CRM Buyer: How will your company look a year from now?
I think we will be fitter and in a better position to compete when the economy recovers. Right now, everybody is trimming back operations — we are growing, though. You will likely see us extend even more aggressively into emerging growth markets and push for the development of an even larger and more robust channel partner community.
CRM Buyer: You’ve been on the job for a year now. What were your original marching orders, and have you met them yet?
Improving Avaya’s financial and operating performance, for starters. Another directive was to create new opportunities by developing and combining our products to build more vertical and horizontal applications.
CRM Buyer: I see you achieved the vertical applications goal. Can you tell me more about the improvements to Avaya’s financial and operating performance under your helm?
I don’t want talk specifically about numbers, but we have significantly improved the profitability of our business.
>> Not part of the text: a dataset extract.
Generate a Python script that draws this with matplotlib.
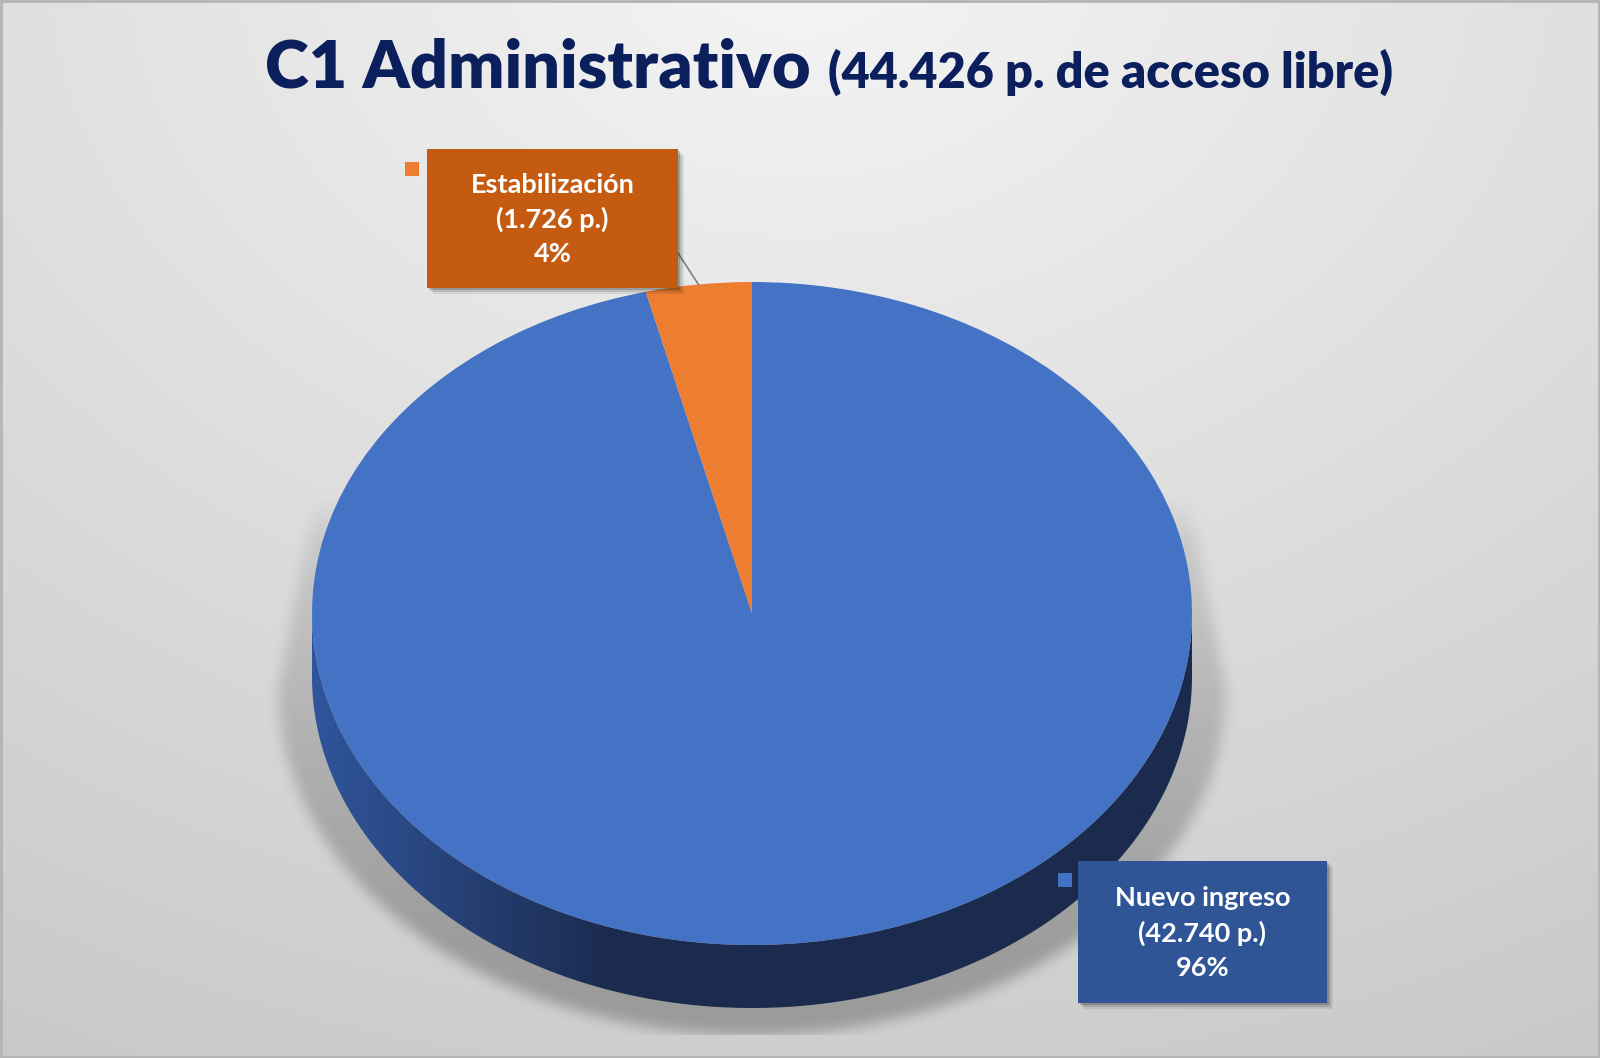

Every aspect of this group was looked at — from what we are doing in a particular region [to] global lines of business.
CRM Buyer: Can you give me a few examples of tangible changes you made?
We invested in our professional services group. We partnered with systems integrators and recast our managed services business. We spent a lot of time refining our regional footprints in the four major regions in which we operate. We also invested a lot of time, attention and money in improving our service quality. This has always been a strong point for us, but we wanted that to be a clear differentiator, especially as the economy slows.